Plans under way to build new Eastgate Library in Chattanooga

For half an hour Thursday, Chattanooga Library Director Corinne Hill stopped packing her bags in a Netherlands hotel to talk about Eastgate Library. She was too excited to stop.

After several years of planning and talking about updating the city library branch, the Chattanooga Library is at work to make it happen.

And Hill isn't talking updates to the current facility. She and city library officials are talking totally new, built to their specifications and most importantly, built to be a reflection of Chattanooga and the Brainerd community.

A unique community with unique needs -- even at the library level. Steve Little, library assistant at the Eastgate branch, knows. He has worked at each city library branch and at the Eastgate branch for 15 years now.

That branch serves a lower-income community, he said. Many library users go there to use the computers for job applications, only many aren't tech-savvy.

While he explained the library's uses Saturday afternoon, a customer approached the desk asking for help with a copy machine.

"See what I mean about [library users] needing help?" Little said.

In fact, computers are Eastgate Library's No. 1 need, according to Little.

Saturday afternoon, nearly 20 cars sat in the library's parking lot. Every available desktop computer was in use. Some people sat at laptops, connected to the library's wireless Internet.

"Actually, this is slow for a Saturday," Little said. "Saturdays can be a nightmare."

He also said a lot of people still think of libraries as a quiet place with books, which is only part of a contemporary library's services.

The Eastgate library is place where residents can fax things, copy things, type things and check out things -- like books "and lots of these," Little said, placing a hand on a stack of DVDs a woman returned. Hundreds of DVDs per week, he said, go in and out of the library's doors.

It's all part of Hill's big plan for the Eastgate branch. She imagines a place where the community hangs out. A place with books, of course, but with more computers, more tech gear, and absolutely high-speed Internet.

And imagine, she said Thursday evening, a library where people can go nearly 24 hours per day to do work and browse the Web. Imagine the facility isn't staffed that entire time. Imagine the savings, too.

"We don't have to be there all the time," Hill said. "How can we deliver that?"

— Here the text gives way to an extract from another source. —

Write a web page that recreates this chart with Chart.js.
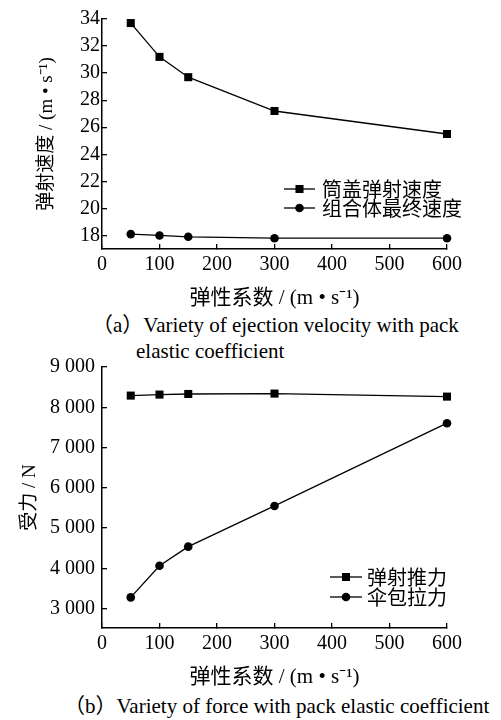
<!DOCTYPE html>
<html>
<head>
<meta charset="utf-8">
<script src="https://cdn.jsdelivr.net/npm/chart.js@4"></script>
<style>
  html, body { margin: 0; padding: 0; background: #fff; }
  body { width: 501px; height: 720px; position: relative; overflow: hidden;
         font-family: 'Liberation Serif', 'Noto Sans CJK SC', serif; color: #000; }
  canvas { position: absolute; left: 0; }
  .cap { position: absolute; font-size: 21px; line-height: 1; white-space: nowrap; }
</style>
</head>
<body>
<canvas id="velChart" width="501" height="312" style="top:0"></canvas>
<div class="cap" style="left:92px;top:315px">（a）Variety of ejection velocity with pack</div>
<div class="cap" style="left:136px;top:341px">elastic coefficient</div>
<canvas id="forceChart" width="501" height="350" style="top:340px"></canvas>
<div class="cap" style="left:64px;top:696px">（b）Variety of force with pack elastic coefficient</div>

<script>
// Pack elastic coefficient (x values shared by both panels)
const stiffness = [50, 100, 150, 300, 600];

// Panel (a): velocities, m/s
const lidVelocity = [33.7, 31.2, 29.7, 27.2, 25.5];
const comboVelocity = [18.1, 18.0, 17.9, 17.8, 17.8];

// Panel (b): forces, N
const ejectForce = [8290, 8315, 8330, 8340, 8265];
const packTension = [3280, 4065, 4540, 5550, 7605];

// Tick values
const xTicks = [0, 100, 200, 300, 400, 500, 600];
const velTicks = [18, 20, 22, 24, 26, 28, 30, 32, 34];
const forceTicks = [3000, 4000, 5000, 6000, 7000, 8000, 9000];

const SERIF = "'Liberation Serif', 'Noto Sans CJK SC', serif";
const CJK = "'Noto Sans CJK SC', 'Liberation Serif', sans-serif";

// Legend drawn as "line + marker + label" rows at a fixed spot inside the plot
const lineLegend = {
  id: 'lineLegend',
  afterDatasetsDraw(chart, args, opts) {
    const ctx = chart.ctx;
    ctx.save();
    chart.data.datasets.forEach((ds, i) => {
      const y = opts.y0 + i * opts.gap;
      ctx.strokeStyle = ds.borderColor;
      ctx.lineWidth = ds.borderWidth;
      ctx.beginPath();
      ctx.moveTo(opts.x0, y);
      ctx.lineTo(opts.x0 + opts.len, y);
      ctx.stroke();
      ctx.fillStyle = ds.pointBackgroundColor;
      Chart.helpers.drawPoint(ctx, { pointStyle: ds.pointStyle, radius: ds.pointRadius, borderWidth: 0, rotation: 0 },
        opts.x0 + opts.len / 2, y);
      ctx.fillStyle = '#000';
      ctx.font = '20px ' + CJK;
      ctx.textAlign = 'left';
      ctx.textBaseline = 'middle';
      ctx.fillText(ds.label, opts.textX, y);
    });
    ctx.restore();
  }
};

function series(label, ys, style, radius) {
  return {
    label,
    data: stiffness.map((x, i) => ({ x, y: ys[i] })),
    borderColor: '#000',
    backgroundColor: '#000',
    pointBackgroundColor: '#000',
    pointBorderWidth: 0,
    borderWidth: 1.3,
    pointStyle: style,
    pointRadius: radius,
    tension: 0,
    clip: false
  };
}

function xScale(height, titlePad) {
  return {
    type: 'linear', min: 0, max: 600,
    afterBuildTicks: s => { s.ticks = xTicks.map(v => ({ value: v })); },
    afterFit: s => { s.height = height; },
    border: { color: '#000', width: 1.5 },
    grid: { drawOnChartArea: false, color: '#000', lineWidth: 1.3, tickLength: -5 },
    ticks: { color: '#000', font: { family: SERIF, size: 20 }, padding: 9, maxRotation: 0, autoSkip: false },
    title: { display: true, text: '弹性系数 / (m • s⁻¹)', color: '#000',
             font: { family: SERIF, size: 21 }, padding: { top: 0, bottom: titlePad } }
  };
}

function yScale(min, max, ticks, fmt, labelPad, title, titlePad) {
  return {
    type: 'linear', min, max,
    afterBuildTicks: s => { s.ticks = ticks.map(v => ({ value: v })); },
    afterFit: s => { s.width = 102; },
    border: { color: '#000', width: 1.5 },
    grid: { drawOnChartArea: false, color: '#000', lineWidth: 1.3, tickLength: -5 },
    ticks: { color: '#000', font: { family: SERIF, size: 20 }, padding: labelPad, callback: fmt },
    title: { display: true, text: title, color: '#000',
             font: { family: SERIF, size: 19 }, padding: { top: titlePad, bottom: 0 } }
  };
}

const thousands = v => String(v).replace(/\B(?=(\d{3})+$)/g, ' ');

new Chart(document.getElementById('velChart'), {
  type: 'line',
  data: { datasets: [
    series('筒盖弹射速度', lidVelocity, 'rect', 5.7),
    series('组合体最终速度', comboVelocity, 'circle', 4.3)
  ] },
  options: {
    responsive: false, animation: false,
    layout: { padding: { top: 14, right: 54, left: 0, bottom: 0 } },
    plugins: {
      legend: { display: false }, tooltip: { enabled: false },
      lineLegend: { x0: 284, len: 31, textX: 322, y0: 189, gap: 19 }
    },
    scales: {
      x: xScale(63, 1),
      y: yScale(17, 34, velTicks, v => String(v), 7, '弹射速度 / (m • s⁻¹)', 35.5)
    }
  },
  plugins: [lineLegend]
});

new Chart(document.getElementById('forceChart'), {
  type: 'line',
  data: { datasets: [
    series('弹射推力', ejectForce, 'rect', 5.7),
    series('伞包拉力', packTension, 'circle', 4.3)
  ] },
  options: {
    responsive: false, animation: false,
    layout: { padding: { top: 27, right: 54, left: 0, bottom: 0 } },
    plugins: {
      legend: { display: false }, tooltip: { enabled: false },
      lineLegend: { x0: 330, len: 32, textX: 367, y0: 237, gap: 20 }
    },
    scales: {
      x: xScale(62, 0),
      y: yScale(2520, 9000, forceTicks, thousands, 12, '受力 / N', 18.5)
    }
  },
  plugins: [lineLegend]
});
</script>
</body>
</html>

A basic plat rendering is proposed. Fliers are finished and ready for distribution.

"We're building a NEW VISION for your public library at EASTGATE," one states.

A survey goes live online tomorrow, and Eastgate residents are asked to provide input for the library's planners to consult during development. Hill wants the library's users to be as excited as she is, about everything from its design to its amenities.